PROBLEM REQUIREMENTS = Leave out the pictures and reproduce all of the data exactly.

DATA PROVIDED =
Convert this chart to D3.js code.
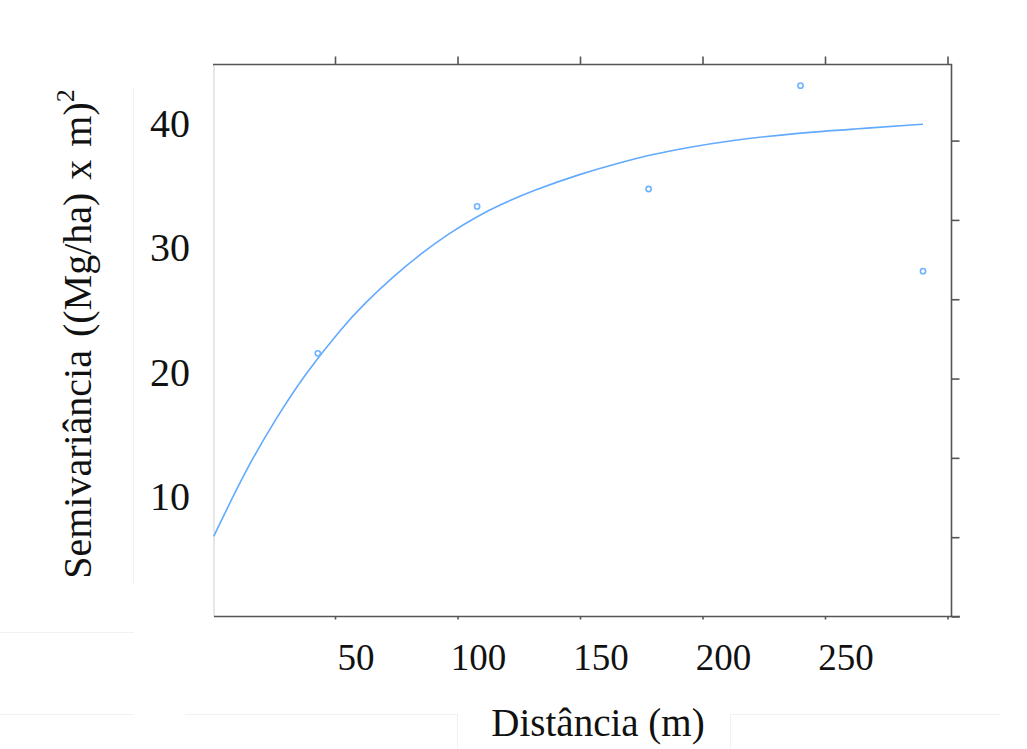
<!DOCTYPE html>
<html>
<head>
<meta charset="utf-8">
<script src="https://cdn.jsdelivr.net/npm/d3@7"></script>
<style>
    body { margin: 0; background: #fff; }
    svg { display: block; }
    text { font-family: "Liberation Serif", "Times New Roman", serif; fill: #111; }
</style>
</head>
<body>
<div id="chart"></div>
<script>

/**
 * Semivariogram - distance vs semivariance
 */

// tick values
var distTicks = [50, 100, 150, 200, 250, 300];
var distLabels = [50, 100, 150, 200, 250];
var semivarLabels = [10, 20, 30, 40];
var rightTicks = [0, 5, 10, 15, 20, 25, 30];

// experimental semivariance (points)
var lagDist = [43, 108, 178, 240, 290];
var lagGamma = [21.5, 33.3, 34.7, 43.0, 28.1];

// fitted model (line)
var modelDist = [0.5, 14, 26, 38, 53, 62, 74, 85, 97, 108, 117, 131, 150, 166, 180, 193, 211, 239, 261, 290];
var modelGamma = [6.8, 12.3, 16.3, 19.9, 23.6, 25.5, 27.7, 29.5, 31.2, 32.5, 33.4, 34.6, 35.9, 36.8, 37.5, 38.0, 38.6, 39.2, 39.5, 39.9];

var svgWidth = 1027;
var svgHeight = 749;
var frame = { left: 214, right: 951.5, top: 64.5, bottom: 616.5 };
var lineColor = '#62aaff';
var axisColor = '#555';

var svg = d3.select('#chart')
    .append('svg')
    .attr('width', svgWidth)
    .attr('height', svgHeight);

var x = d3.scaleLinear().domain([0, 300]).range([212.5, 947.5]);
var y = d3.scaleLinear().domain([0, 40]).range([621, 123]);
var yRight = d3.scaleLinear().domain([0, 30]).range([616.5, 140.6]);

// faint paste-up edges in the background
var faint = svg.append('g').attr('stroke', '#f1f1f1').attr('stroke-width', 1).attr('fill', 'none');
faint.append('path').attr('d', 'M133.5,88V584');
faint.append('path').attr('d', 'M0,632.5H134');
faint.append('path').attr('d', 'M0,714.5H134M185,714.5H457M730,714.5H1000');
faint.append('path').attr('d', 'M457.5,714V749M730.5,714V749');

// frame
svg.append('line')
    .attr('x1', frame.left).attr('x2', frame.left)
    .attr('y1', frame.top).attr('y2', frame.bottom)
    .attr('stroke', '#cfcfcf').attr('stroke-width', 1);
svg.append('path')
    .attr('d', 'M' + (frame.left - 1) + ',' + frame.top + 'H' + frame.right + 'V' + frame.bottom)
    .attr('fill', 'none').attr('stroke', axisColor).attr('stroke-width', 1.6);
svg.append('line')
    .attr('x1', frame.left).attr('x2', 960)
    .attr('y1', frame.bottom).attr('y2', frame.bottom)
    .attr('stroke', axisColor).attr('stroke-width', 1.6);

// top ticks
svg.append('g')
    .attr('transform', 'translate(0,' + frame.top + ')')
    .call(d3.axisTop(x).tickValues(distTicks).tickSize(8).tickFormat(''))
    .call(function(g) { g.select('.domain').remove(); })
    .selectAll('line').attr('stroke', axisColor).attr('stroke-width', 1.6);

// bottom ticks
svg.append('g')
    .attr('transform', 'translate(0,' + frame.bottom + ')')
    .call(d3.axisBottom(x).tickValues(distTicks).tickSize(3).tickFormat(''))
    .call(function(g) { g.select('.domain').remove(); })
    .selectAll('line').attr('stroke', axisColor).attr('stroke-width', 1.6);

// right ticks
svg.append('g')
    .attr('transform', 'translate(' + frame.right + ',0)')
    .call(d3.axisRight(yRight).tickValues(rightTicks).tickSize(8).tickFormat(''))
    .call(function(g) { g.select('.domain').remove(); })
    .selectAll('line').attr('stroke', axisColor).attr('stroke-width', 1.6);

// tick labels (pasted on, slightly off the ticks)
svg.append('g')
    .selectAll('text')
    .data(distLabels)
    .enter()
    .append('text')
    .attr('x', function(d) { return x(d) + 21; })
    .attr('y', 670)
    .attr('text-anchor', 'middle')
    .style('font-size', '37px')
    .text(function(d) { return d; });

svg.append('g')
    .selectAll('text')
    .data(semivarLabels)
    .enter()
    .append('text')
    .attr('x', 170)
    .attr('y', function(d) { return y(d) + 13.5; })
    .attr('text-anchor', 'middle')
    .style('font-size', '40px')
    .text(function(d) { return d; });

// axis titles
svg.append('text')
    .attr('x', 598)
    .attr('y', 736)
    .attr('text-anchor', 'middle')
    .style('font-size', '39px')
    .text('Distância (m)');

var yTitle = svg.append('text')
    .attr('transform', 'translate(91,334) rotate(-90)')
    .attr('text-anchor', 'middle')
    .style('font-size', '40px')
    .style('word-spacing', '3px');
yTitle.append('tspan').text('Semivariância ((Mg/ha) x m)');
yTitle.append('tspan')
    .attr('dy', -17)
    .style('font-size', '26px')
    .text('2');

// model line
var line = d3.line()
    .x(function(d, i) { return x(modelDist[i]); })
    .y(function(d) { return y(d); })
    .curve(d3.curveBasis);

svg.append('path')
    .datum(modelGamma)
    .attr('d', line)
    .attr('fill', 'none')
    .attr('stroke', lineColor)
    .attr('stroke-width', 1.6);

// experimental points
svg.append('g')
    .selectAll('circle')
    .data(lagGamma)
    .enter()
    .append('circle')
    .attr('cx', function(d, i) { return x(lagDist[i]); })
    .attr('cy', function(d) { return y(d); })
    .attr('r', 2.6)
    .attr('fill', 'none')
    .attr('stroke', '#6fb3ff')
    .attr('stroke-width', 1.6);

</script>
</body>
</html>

THE ANSWER =
Convert this chart to D3.js code.
<!DOCTYPE html>
<html>
<head>
<meta charset="utf-8">
<script src="https://cdn.jsdelivr.net/npm/d3@7"></script>
<style>
    body { margin: 0; background: #fff; }
    svg { display: block; }
    text { font-family: "Liberation Serif", "Times New Roman", serif; fill: #111; }
</style>
</head>
<body>
<div id="chart"></div>
<script>

/**
 * Semivariogram - distance vs semivariance
 */

// tick values
var distTicks = [50, 100, 150, 200, 250, 300];
var distLabels = [50, 100, 150, 200, 250];
var semivarLabels = [10, 20, 30, 40];
var rightTicks = [0, 5, 10, 15, 20, 25, 30];

// experimental semivariance (points)
var lagDist = [43, 108, 178, 240, 290];
var lagGamma = [21.5, 33.3, 34.7, 43.0, 28.1];

// fitted model (line)
var modelDist = [0.5, 14, 26, 38, 53, 62, 74, 85, 97, 108, 117, 131, 150, 166, 180, 193, 211, 239, 261, 290];
var modelGamma = [6.8, 12.3, 16.3, 19.9, 23.6, 25.5, 27.7, 29.5, 31.2, 32.5, 33.4, 34.6, 35.9, 36.8, 37.5, 38.0, 38.6, 39.2, 39.5, 39.9];

var svgWidth = 1027;
var svgHeight = 749;
var frame = { left: 214, right: 951.5, top: 64.5, bottom: 616.5 };
var lineColor = '#62aaff';
var axisColor = '#555';

var svg = d3.select('#chart')
    .append('svg')
    .attr('width', svgWidth)
    .attr('height', svgHeight);

var x = d3.scaleLinear().domain([0, 300]).range([212.5, 947.5]);
var y = d3.scaleLinear().domain([0, 40]).range([621, 123]);
var yRight = d3.scaleLinear().domain([0, 30]).range([616.5, 140.6]);

// faint paste-up edges in the background
var faint = svg.append('g').attr('stroke', '#f1f1f1').attr('stroke-width', 1).attr('fill', 'none');
faint.append('path').attr('d', 'M133.5,88V584');
faint.append('path').attr('d', 'M0,632.5H134');
faint.append('path').attr('d', 'M0,714.5H134M185,714.5H457M730,714.5H1000');
faint.append('path').attr('d', 'M457.5,714V749M730.5,714V749');

// frame
svg.append('line')
    .attr('x1', frame.left).attr('x2', frame.left)
    .attr('y1', frame.top).attr('y2', frame.bottom)
    .attr('stroke', '#cfcfcf').attr('stroke-width', 1);
svg.append('path')
    .attr('d', 'M' + (frame.left - 1) + ',' + frame.top + 'H' + frame.right + 'V' + frame.bottom)
    .attr('fill', 'none').attr('stroke', axisColor).attr('stroke-width', 1.6);
svg.append('line')
    .attr('x1', frame.left).attr('x2', 960)
    .attr('y1', frame.bottom).attr('y2', frame.bottom)
    .attr('stroke', axisColor).attr('stroke-width', 1.6);

// top ticks
svg.append('g')
    .attr('transform', 'translate(0,' + frame.top + ')')
    .call(d3.axisTop(x).tickValues(distTicks).tickSize(8).tickFormat(''))
    .call(function(g) { g.select('.domain').remove(); })
    .selectAll('line').attr('stroke', axisColor).attr('stroke-width', 1.6);

// bottom ticks
svg.append('g')
    .attr('transform', 'translate(0,' + frame.bottom + ')')
    .call(d3.axisBottom(x).tickValues(distTicks).tickSize(3).tickFormat(''))
    .call(function(g) { g.select('.domain').remove(); })
    .selectAll('line').attr('stroke', axisColor).attr('stroke-width', 1.6);

// right ticks
svg.append('g')
    .attr('transform', 'translate(' + frame.right + ',0)')
    .call(d3.axisRight(yRight).tickValues(rightTicks).tickSize(8).tickFormat(''))
    .call(function(g) { g.select('.domain').remove(); })
    .selectAll('line').attr('stroke', axisColor).attr('stroke-width', 1.6);

// tick labels (pasted on, slightly off the ticks)
svg.append('g')
    .selectAll('text')
    .data(distLabels)
    .enter()
    .append('text')
    .attr('x', function(d) { return x(d) + 21; })
    .attr('y', 670)
    .attr('text-anchor', 'middle')
    .style('font-size', '37px')
    .text(function(d) { return d; });

svg.append('g')
    .selectAll('text')
    .data(semivarLabels)
    .enter()
    .append('text')
    .attr('x', 170)
    .attr('y', function(d) { return y(d) + 13.5; })
    .attr('text-anchor', 'middle')
    .style('font-size', '40px')
    .text(function(d) { return d; });

// axis titles
svg.append('text')
    .attr('x', 598)
    .attr('y', 736)
    .attr('text-anchor', 'middle')
    .style('font-size', '39px')
    .text('Distância (m)');

var yTitle = svg.append('text')
    .attr('transform', 'translate(91,334) rotate(-90)')
    .attr('text-anchor', 'middle')
    .style('font-size', '40px')
    .style('word-spacing', '3px');
yTitle.append('tspan').text('Semivariância ((Mg/ha) x m)');
yTitle.append('tspan')
    .attr('dy', -17)
    .style('font-size', '26px')
    .text('2');

// model line
var line = d3.line()
    .x(function(d, i) { return x(modelDist[i]); })
    .y(function(d) { return y(d); })
    .curve(d3.curveBasis);

svg.append('path')
    .datum(modelGamma)
    .attr('d', line)
    .attr('fill', 'none')
    .attr('stroke', lineColor)
    .attr('stroke-width', 1.6);

// experimental points
svg.append('g')
    .selectAll('circle')
    .data(lagGamma)
    .enter()
    .append('circle')
    .attr('cx', function(d, i) { return x(lagDist[i]); })
    .attr('cy', function(d) { return y(d); })
    .attr('r', 2.6)
    .attr('fill', 'none')
    .attr('stroke', '#6fb3ff')
    .attr('stroke-width', 1.6);

</script>
</body>
</html>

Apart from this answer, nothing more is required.